Why do we need another chicken blog or forum?

Many chicken forums are moderated to sell commercial feed, chemicals and ideology.
I prefer to find my own balance between nature, welfare and cost in raising happy chickens.

Friday, January 14, 2011

Rats in the chook yard...

They're always a problem around chook pens. You can't ever really get rid of them unless you pick up every grain before going to bed... Let's face it, life is too short.

Poisons are reasonably effective, but not nice to use. Last time (in desperation) I laid out baits, I killed an antichinus and a ringtail possum. It was very distressing, as I hadn't realised such animals also take baits (or perhaps eat poisoned rat carcasses). But the blue stuff in their dying droppings was fairly obvious.

I've been trapping successfully for quite a while now, using the mesh brooder with a little sleeve-insert made of rods that all point inward. I only trap when rat numbers build up, and this seems to keep overall populations fairly low. For instance, the first time I used my brooder as a trap, I caught 21 rats in a single night. The most I've caught since then is 10; usually it's only one or two.

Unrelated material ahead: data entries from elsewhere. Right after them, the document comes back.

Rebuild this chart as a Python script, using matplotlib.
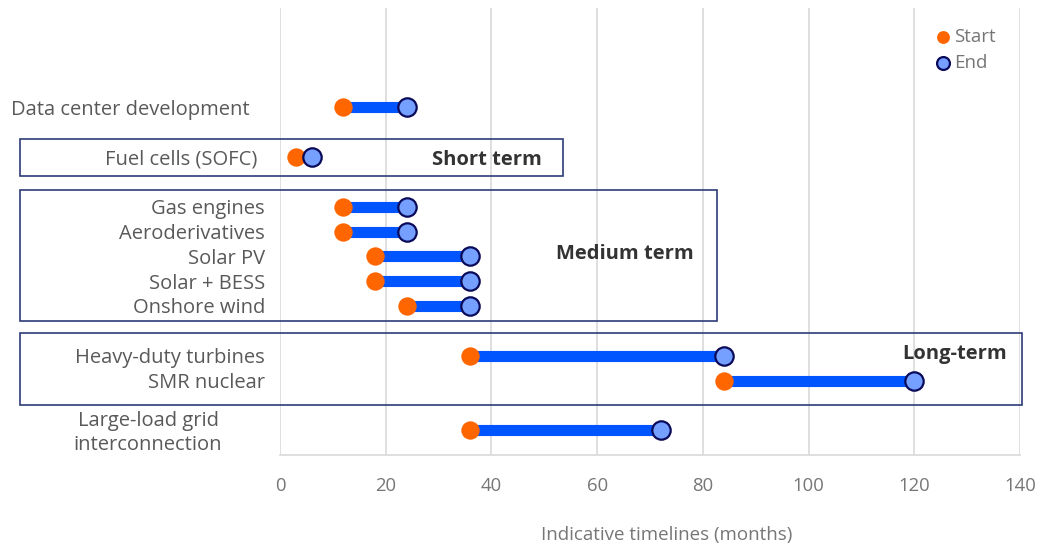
import numpy as np
import matplotlib
matplotlib.use("Agg")
from matplotlib import pyplot as plt
from matplotlib.patches import Rectangle
from matplotlib.transforms import blended_transform_factory

plt.rcParams['font.family'] = ['Open Sans', 'DejaVu Sans']

# technologies, their row slot (gaps between groups) and timelines in months
techs = ['Data center development', 'Fuel cells (SOFC)', 'Gas engines', 'Aeroderivatives',
         'Solar PV', 'Solar + BESS', 'Onshore wind', 'Heavy-duty turbines', 'SMR nuclear',
         'Large-load grid\ninterconnection']
slots = [0, 2, 4, 5, 6, 7, 8, 10, 11, 13]
start = [12, 3, 12, 12, 18, 18, 24, 36, 84, 36]
end = [24, 6, 24, 24, 36, 36, 36, 84, 120, 72]

# right edge (px) of each category label
label_right = [250, 257, 265, 265, 265, 265, 265, 265, 265, 221]

label_col = '#595959'
tick_col = '#767676'
box_col = '#2E3B78'
W, H = 1051, 547

fig = plt.figure(figsize=(W / 100, H / 100), dpi=100)
ax = fig.add_axes([280 / W, 1 - 455 / H, 740 / W, 447 / H])

for y, s, e in zip(slots, start, end):
    ax.plot([s, e], [y, y], color='#0055FF', lw=8, solid_capstyle='butt', zorder=3)
ax.scatter(start, slots, s=175, color='#FF6600', zorder=4, label='Start', linewidths=0)
ax.scatter(end, slots, s=175, color='#76A0FF', edgecolors='#0A0A5A', linewidths=1.6,
           zorder=5, label='End')

ax.set_xlim(0, 140)
ax.set_ylim(14, -4)
ax.set_xticks(np.arange(0, 141, 20))
ax.set_yticks([])
ax.tick_params(axis='x', length=0, pad=16, labelsize=13.3, labelcolor=tick_col)
ax.xaxis.grid(True, color='#D9D9D9', lw=1.2)
ax.set_axisbelow(True)
for side in ['top', 'right', 'left']:
    ax.spines[side].set_visible(False)
ax.spines['bottom'].set_color('#D9D9D9')
ax.spines['bottom'].set_linewidth(1.2)
fig.text(667 / W, 1 - 535 / H, 'Indicative timelines (months)', fontsize=13.5, color=tick_col,
         ha='center', va='center')

# category labels
trans = blended_transform_factory(fig.transFigure, ax.transData)
for name, y, xr in zip(techs, slots, label_right):
    if '\n' in name:
        ax.text(148 / W, y + 0.1, name, transform=trans, ha='center', va='center',
                fontsize=14.5, color=label_col, multialignment='center', linespacing=1.25)
    else:
        ax.text(xr / W, y + 0.1, name, transform=trans, ha='right', va='center',
                fontsize=14.5, color=label_col)

# term group boxes, drawn in figure pixels so they reach into the label area
def px_box(x0, y0, x1, y1):
    fig.patches.append(Rectangle((x0 / W, 1 - y1 / H), (x1 - x0) / W, (y1 - y0) / H,
                                 transform=fig.transFigure, fill=False, ec=box_col, lw=1.2,
                                 zorder=6))

px_box(20, 139, 563, 176)
px_box(20, 190, 717, 321)
px_box(20, 333, 1022, 405)
for txt, x, y in [('Short term', 487, 160), ('Medium term', 625, 254), ('Long-term', 955, 354)]:
    fig.text(x / W, 1 - y / H, txt, fontsize=14.5, fontweight='bold', color='#333333',
             ha='center', va='center')

leg = ax.legend(loc='upper right', bbox_to_anchor=(0.985, 0.985), frameon=False, fontsize=13.5,
                handletextpad=0.1, handlelength=1.0, labelspacing=0.45, markerscale=0.7,
                borderaxespad=0.3)
for t in leg.get_texts():
    t.set_color(tick_col)

fig.savefig('out.png', dpi=100)
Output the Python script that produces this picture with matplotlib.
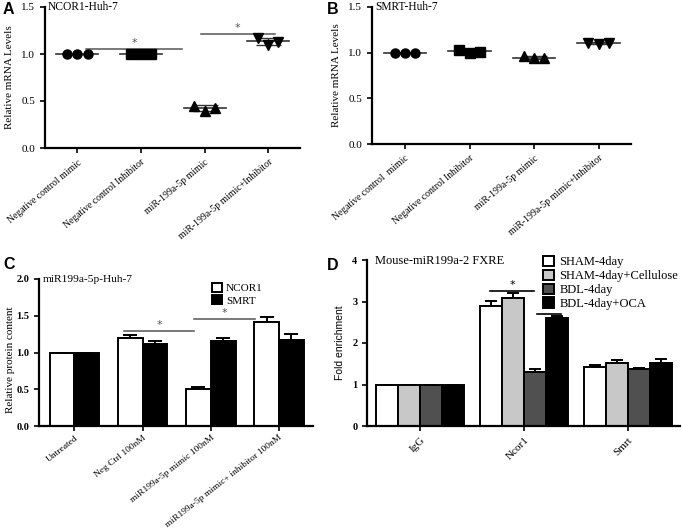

The art is to place the cage near rat burrows and leave the cage doors open for a few nights, with ordinary chicken feed inside. Only when rats are happily coming and going do you shut the doors and force them to use the sleeve-insert as an entry tunnel. Then they can't get out, and next morning they can be caught in smaller traps and dispatched as humanely as possible (one method is just to put some snap-traps in the large cage, or I suppose you might use baits, though you would want to leave drinking water in the cage so as not to be cruel. Death from baiting can take nine days!).

There are plenty of warnings on the net about handling dead rats (Weil's disease spread by broken skin touching rat urine, for one), so I always wear gloves when dispatching them, and scrub like a surgeon afterward. Amazingly, in some countries rats are eaten by people. I'm sure these are country rats, not urban or suburban ones! I'm almost ashamed to add that my dog eats rats after catching them, though she usually leaves the rear end untouched. Sometimes you just have to trust your dog to know what's best...

Meanwhile, to someone who's trying to get back to natural foods for chickens, it seems strange to bury fresh protein by the bucketful while buying layer feeds containing artificial methionine and other amino acids... But everyone has their cut-off point, and rats are mine.